The conclusions are "wrong," Neumann said Tuesday in a statement. "We at Opel don't have any illegal software."
Opel said in a statement e-mailed after Dobrindt's comments that the carmaker is fully supporting the government's investigations. It's engines are in line with laws and rules and no illegal software is used, the company said.
"It was clear with the already discernible differing legal assessments, that we would also reach different appraisals of the technical matters," Dobrindt said of the discussions on Wednesday with Opel.
The auto industry's credibility has been strained following Volkswagen AG's September admission that it rigged diesel-engine software to pass official tests, prompting Germany to set up an investigating commission.
Mitsubishi Motors Corp. has since acknowledged that it manipulated fuel-economy tests, and Daimler AG is checking for possible irregularities in its vehicle certifications at the behest of the U.S. Department of Justice.

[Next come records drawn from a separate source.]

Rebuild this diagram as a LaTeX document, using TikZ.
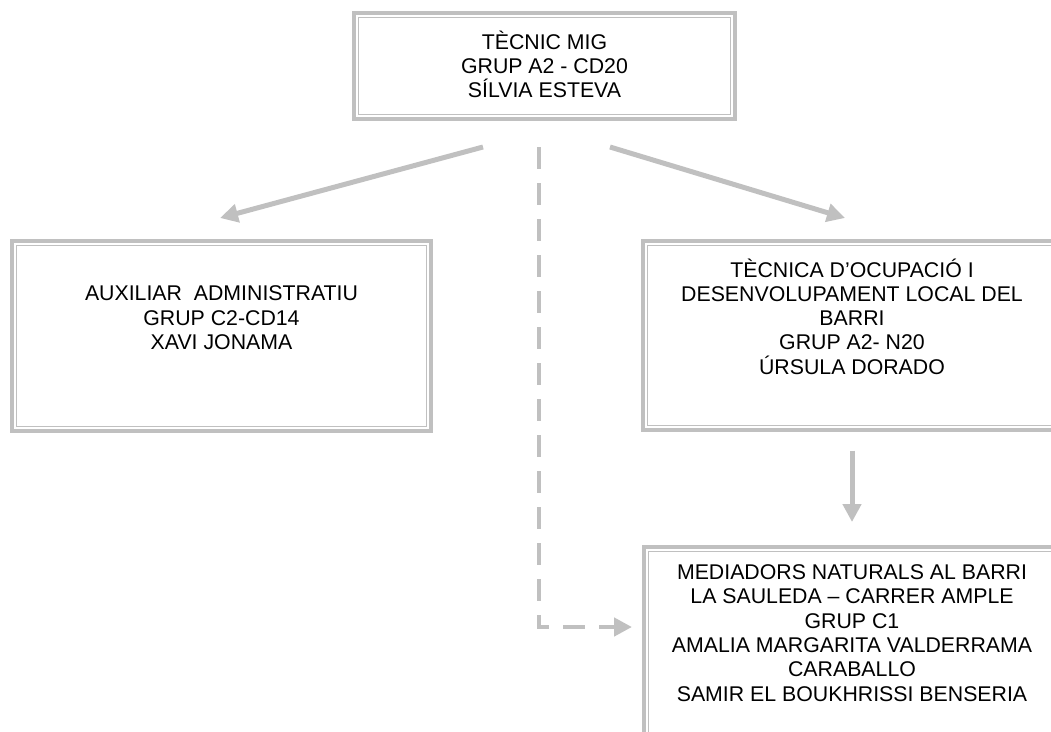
\documentclass[tikz,border=0pt]{standalone}
\usepackage{fontspec}
\setmainfont{Liberation Sans}
\usetikzlibrary{arrows.meta}
\definecolor{framegray}{HTML}{C0C0C0}

\begin{document}
\begin{tikzpicture}[x=1pt, y=-1pt,
        box/.style={draw=framegray, line width=4pt, inner sep=0pt, outer sep=0pt},
        innerframe/.style={draw=framegray, line width=1.5pt},
        txt/.style={align=center, inner sep=0pt, font=\fontsize{21.3}{24.3}\selectfont},
        link/.style={draw=framegray, line width=5pt, -{Triangle[length=18pt,width=18pt]}},
        dashlink/.style={link, line width=4.5pt, dash pattern=on 22pt off 14pt}]

                \useasboundingbox (0,0) rectangle (1051,731);
                \clip (0,0) rectangle (1051,731);

                \node [box, minimum width=381pt, minimum height=106pt] (tecnic) at (544.5,66) {};
                \node [box, minimum width=419pt, minimum height=190pt] (aux) at (221.5,336) {};
                \node [box, minimum width=418pt, minimum height=189pt] (tecnica) at (852,335.5) {};
                \node [box, minimum width=416pt, minimum height=253pt] (mediadors) at (852,673.5) {};
                \foreach \b in {tecnic,aux,tecnica,mediadors}
                    \draw [innerframe] ([shift={(4.45,4.45)}]\b.north west) rectangle ([shift={(-4.45,-4.45)}]\b.south east);

                \node [txt] (tecnictxt) at (544.5,64.5) {TÈCNIC MIG\\GRUP A2 - CD20\\SÍLVIA ESTEVA};
                \node [txt] (auxtxt) at (221.5,317.7) {AUXILIAR~ ADMINISTRATIU\\GRUP C2-CD14\\XAVI JONAMA};
                \node [txt] (tecnicatxt) at (852,316.5) {TÈCNICA D’OCUPACIÓ I\\DESENVOLUPAMENT LOCAL DEL\\BARRI\\GRUP A2- N20\\ÚRSULA DORADO};
                \node [txt] (mediadorstxt) at (852,633) {MEDIADORS NATURALS AL BARRI\\LA SAULEDA – CARRER AMPLE\\GRUP C1\\AMALIA MARGARITA VALDERRAMA\\CARABALLO\\SAMIR EL BOUKHRISSI BENSERIA};

                \draw [link] ([shift={(-61.5,28)}]tecnic.south) -- ([shift={(-1.5,-23)}]aux.north);
                \draw [link] ([shift={(65.5,28)}]tecnic.south) -- ([shift={(-7,-23)}]tecnica.north);
                \draw [link] ([shift={(0,20.5)}]tecnica.south) -- ([shift={(0,-25)}]mediadors.north);
                \draw [dashlink] ([shift={(-5.5,28)}]tecnic.south) |- ([shift={(-12,80)}]mediadors.north west);
            \end{tikzpicture}
\end{document}
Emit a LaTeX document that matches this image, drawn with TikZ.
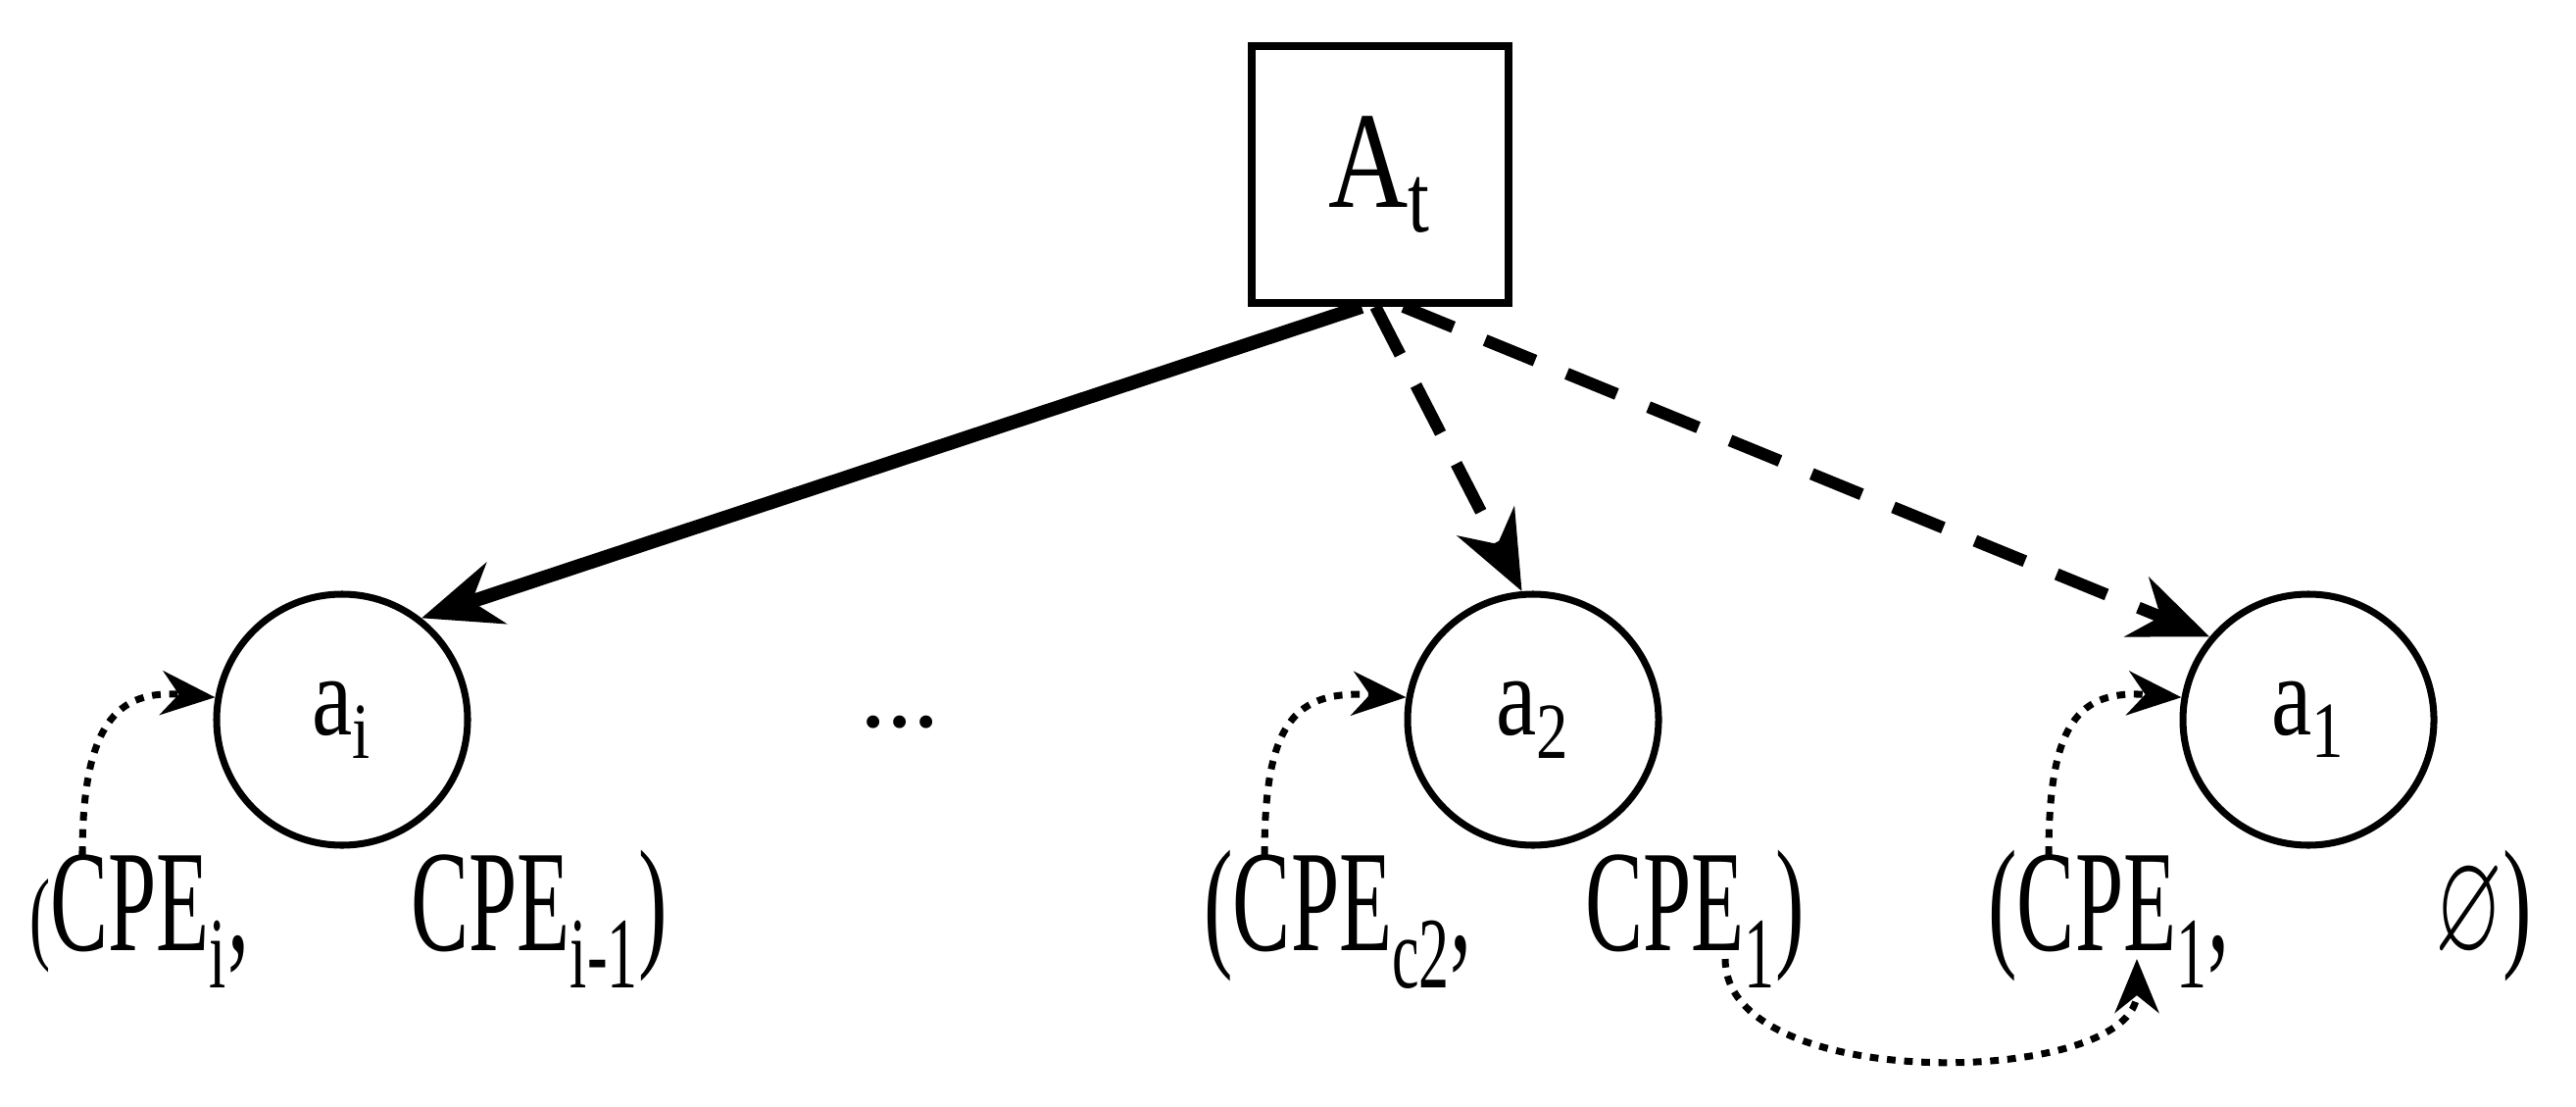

Last month, Opel was among auto manufacturers that agreed with German authorities to voluntarily upgrade 630,000 vehicles in Europe to fix temperature-control setups that pushed the boundaries of regulation.
At the time, Dobrindt said a review hadn't found that other car models used a defeat device similar to Volkswagen's program. The minister said on Friday that the commission is also looking into reported emissions irregularities at Fiat Chrysler Automobiles NV.
Dobrindt said Wednesday that investigation will continue and that he'll also ask other automakers if they used devices similar to Opel.